This nation stands disgraced when terrorism acquires such despicable political complexions that investigation agencies allow themselves to get sucked into the cesspool, and a bail order from the apex court becomes the subject of bazaar gossip.
The horrors of the blast in Malegaon in 2008 have been amplified several times over by the explosive fall-out of the prime accused, Lt Col Shirkant Purohit, being enlarged on bail after being behind bars for over eight years without being formally charged in court.

While that inordinate time-lag would in itself constitute an indictment of the investigation machinery, that one of the grounds on which he was released was the Supreme Court’s noting “material contradictions” in the probes conducted by the Anti-Terrorist Squad of the Maharashtra government and the National Investigation Agency is a grave condemnation of both police organisations.
For it fuels understandable speculation that they were operating in accordance with political diktat. While the Bench of Justices RK Agarwal and Abhay Mohan Sapre must be commended for asserting that bail issues are not to be influenced by “sentiments of the community”, the common man would be left bewildered at such seemingly straightforward matters having to be processed at the top of the judicial ladder.
What chance of justice for someone whose finances (or affiliation) do not permit that brand of luxury?
The judiciary has simultaneously raised both expectations and apprehensions. Can it rid the system of politicised terrorism ~ which has communal ramifications in a polarised polity. The courts now have many a call to take, inefficiency being the most trivial.
Did the ATS tailor-make its findings to suit the “Hindu terror” campaign mounted by sections of the previous central government to counter the jihadi-terror tirade of the saffron brigade? Why did the NIA, which was entrusted with the probe in 2011, wait till a change in government before allegedly “diluting” its findings against Purohit and others?

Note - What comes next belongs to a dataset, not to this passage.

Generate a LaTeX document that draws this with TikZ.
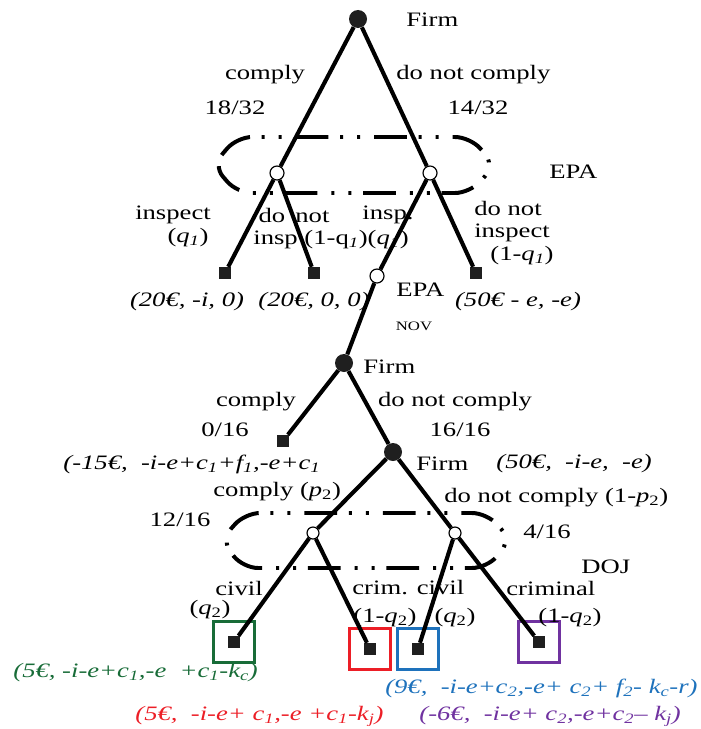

The credibility of the NIA is at stake, particularly now that it has been drafted into counter-terror operations in Kashmir. And since when did the apolitical Army get involved in such matters ~ even if Purohit’s version is confirmed as authentic?
Even a faint trace of a politicised military will spell disaster, particularly when “Pakistan” and “Muslim” are now being contrived to overlap. Expediting the trial of Purohit is now imperative, daily hearings are necessary since no fewer than 500 witnesses may have to be examined, and routine adjournments must be prohibited. Hopefully, when the Purohit case Is finally determined, probably in the Supreme Court, the judicial system would have lived up to the faith the people place in it. Given the cancer of politics eroding all other “institutions”, the courts are the people’s sole solace.